For the asylum seekers, this creates an unbearable dilemma. If they stay in PNG, they will be forced out of the “processing centre” into totally inadequate accommodation in the Island’s main town of Lorengau, where they have no proper support or assistance and are at real risk of attack from the locals (who are, unsurprisingly, thoroughly fed up with having Australia’s refugee problems dumped on their very small and poor island). If they move to Nauru, they will be back under the thumb of the Australian authorities, the multinational companies who profit from running the “processing centre”, and Nauru politicians, several of whom have an unhealthy financial stake in the refugee business.

In Nauru their plight will also be largely invisible to the outside world, since the Nauru government charges an $8000 fee to journalists applying to visit the island (to be paid even if the visa application is rejected). Nauru’s tight control over the entry of people into its territory will make them more isolated than ever from outside support and assistance.

There are real fears amongst Manus Island refugees that they will be forcibly sent to Nauru regardless of their wishes. Even the Australian government has probably not yet sunk to the level where it would weather the international ignominy of herding refugees (over 80% of them already suffering from post-traumatic stress and other disorders) at gunpoint into transports to Nauru. But it has another weapon up its sleeve. The advertisement on the walls of the Manus Island centre reminds refugees that “in Nauru you can continue to pursue resettlement in the United States”. In other words, asylum seekers fear that their chances of getting in on the deal with US may be harmed if they do not accept the offer of “resettlement” to Nauru.

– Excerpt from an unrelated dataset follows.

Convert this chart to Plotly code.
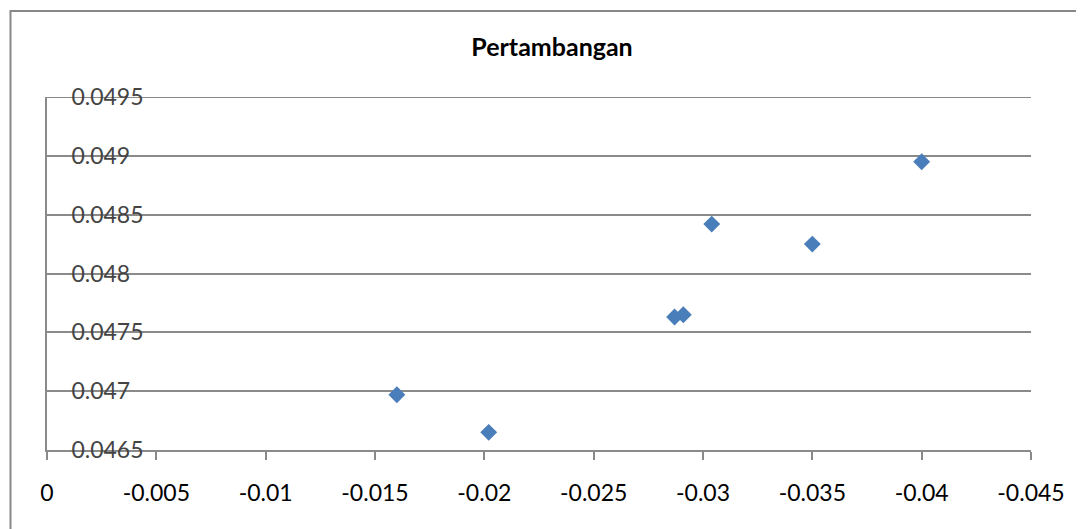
import plotly.graph_objects as go

# Data
x_vals = [-0.0160, -0.0202, -0.0287, -0.0291, -0.0304, -0.0350, -0.0400]
y_vals = [0.04697, 0.04665, 0.04763, 0.04765, 0.04842, 0.04825, 0.04895]

x_ticks = [0, -0.005, -0.01, -0.015, -0.02, -0.025, -0.03, -0.035, -0.04, -0.045]
x_tick_text = ["0", "-0.005", "-0.01", "-0.015", "-0.02", "-0.025", "-0.03", "-0.035", "-0.04", "-0.045"]
y_ticks = [0.0465, 0.047, 0.0475, 0.048, 0.0485, 0.049, 0.0495]
y_tick_text = ["0.0465", "0.047", "0.0475", "0.048", "0.0485", "0.049", "0.0495"]

title_text = "Pertambangan"

# page has an 8px body margin; compensate so the plot lands where the reference has it
OFF = 8
W, H = 1084 - OFF, 529 - OFF
L, R, T, B = 47 - OFF, 53, 97 - OFF, 79
PW, PH = W - L - R, H - T - B
grid_col = "#8a8a8a"

fig = go.Figure()
fig.add_trace(go.Scatter(
    x=x_vals, y=y_vals, mode="markers",
    marker=dict(symbol="diamond", size=13, color="#4a7ebb", line=dict(width=0)),
    showlegend=False,
))

fig.update_layout(
    width=W, height=H,
    margin=dict(l=L, r=R, t=T, b=B, pad=0),
    paper_bgcolor="white", plot_bgcolor="white",
    font=dict(family="Lato", size=23, color="black"),
    title=dict(text="<b>" + title_text + "</b>", x=(552 - OFF) / W, xanchor="center",
               xref="container", y=1 - (47 - OFF) / H, yanchor="middle", yref="container",
               font=dict(family="Lato", size=25, color="black")),
    xaxis=dict(
        range=[0, -0.045], tickvals=x_ticks, ticktext=x_tick_text,
        showgrid=False, zeroline=False,
        showline=True, linecolor=grid_col, linewidth=2,
        ticks="outside", ticklen=8, tickwidth=2, tickcolor=grid_col,
        ticklabelstandoff=13, ticklabeloverflow="allow",
    ),
    yaxis=dict(
        range=[y_ticks[0], y_ticks[-1]], tickvals=y_ticks, ticktext=y_tick_text,
        showgrid=True, gridcolor=grid_col, gridwidth=2, zeroline=False,
        showline=True, linecolor=grid_col, linewidth=2,
        ticks="", ticklabelposition="inside", ticklabelstandoff=26,
        ticklabeloverflow="allow",
    ),
    shapes=[
        dict(type="rect", xref="paper", yref="paper",
             x0=(10.5 - OFF - L) / PW, x1=(W + 10 - L) / PW,
             y0=-(B + 10) / PH, y1=(H - B - (11 - OFF)) / PH,
             line=dict(color="#888888", width=2), fillcolor="rgba(0,0,0,0)",
             layer="below"),
        # top gridline (plotly drops the grid line lying on the range edge)
        dict(type="line", xref="paper", x0=0, x1=1, yref="y",
             y0=y_ticks[-1], y1=y_ticks[-1],
             line=dict(color=grid_col, width=2), layer="below"),
    ],
)

fig.write_html("out.html")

But, deal or no deal? Who knows? So far just 54 of the over 1800 asylum seekers on Manus Island and Nauru have been offered resettlement in the US. Many of those who remain on the two islands come from countries on which the US has placed an entry ban. President Trump has notoriously described the whole arrangement as a dumb deal. What if you choose “resettlement” to Nauru in the hope that this will open a path to the US, only to find that the US accepts a token few dozen more people and then washes its hands of the whole issue? Twenty years of regional processing on Nauru, and – if you are still alive and sane at the end it – then what?

In being asked to “choose” between staying in PNG and moving to Nauru, the men on Manus Island, over 70 per cent of whom have been found to be genuine refugees, are being asked to gamble with their lives.

Our government is not only forcing vulnerable and exhausted people to play “Australian roulette”, it is also eroding the moral fabric of our nation, as Peter Dutton is given free range to deride and vilify refugees and their supporters: telling the public without a shred of evidence that “world’s biggest collection of Armani jeans and handbags [is] up on Nauru waiting for people to collect when they depart”, and accusing refugee advocates of encouraging refugees to commit suicide or acts of self-harm

How much lower can our government sink, and how much longer can Labor maintain its resounding failure to stand up and be counted?

 

Tessa Morris-Suzuki is Professor of Japanese History and Australian Research Council Laureate Fellow at the Australian National University.